Frequently Asked Questions
1. What does this planner calculate?
It estimates target end headcount, attrition impact, growth demand, hiring pace, and payroll effect for one department over a chosen planning horizon.
2. Why include a vacancy buffer?
A vacancy buffer adds extra seats for coverage. It helps teams stay productive during leaves, backfills, ramp time, and unplanned turnover periods.
3. What is productivity gain rate?
This rate reflects work absorbed through automation, better systems, or process improvements. Higher gains reduce the number of hires needed to meet demand.
4. How is monthly hiring pace determined?
The planner spreads required hires across the months remaining after hiring lead time. This creates a simple monthly landing pace for recruiting teams.

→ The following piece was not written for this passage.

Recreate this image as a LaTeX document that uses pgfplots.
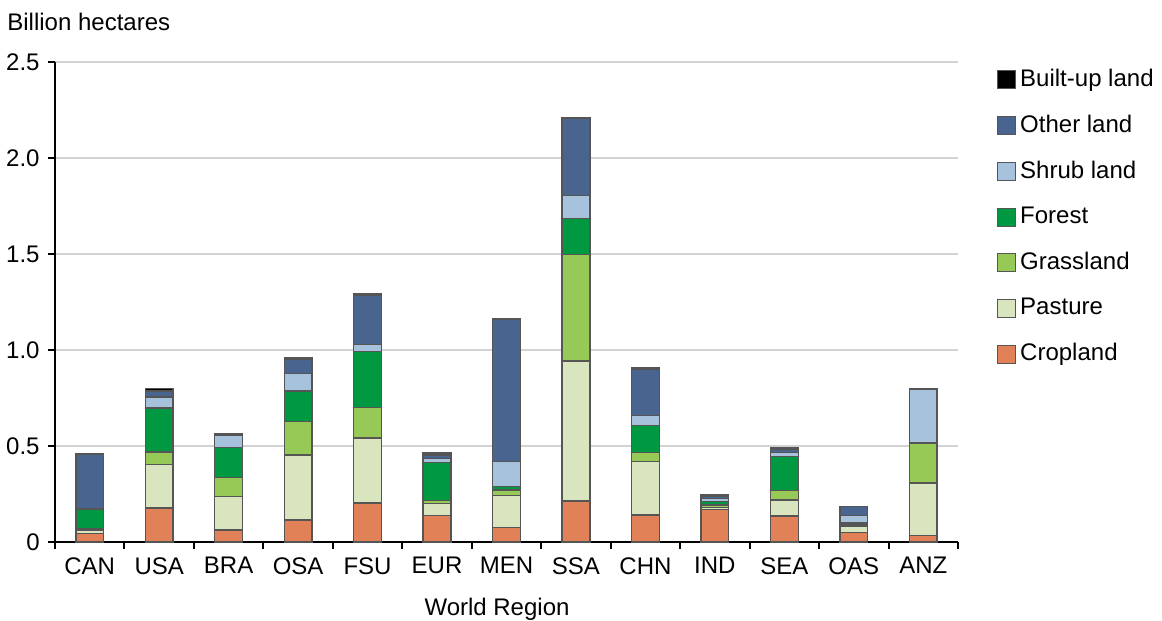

5. Can I use this for quarterly planning?
Yes. Set the planning horizon to three months, then enter your department assumptions. The model will adjust targets, pace, and payroll impact automatically.
6. Does this replace detailed workforce planning?
No. It is a fast planning tool. Use it for directional decisions, then validate roles, grades, timing, and recruiting constraints separately.
7. Why does hiring lead time matter?
Longer lead times reduce the months available for hires to land. That increases monthly hiring pace and may require earlier recruiting actions.
8. What salary should I enter?
Use the average annual base salary for the planned roles. You can also enter a blended average if the department contains multiple job levels.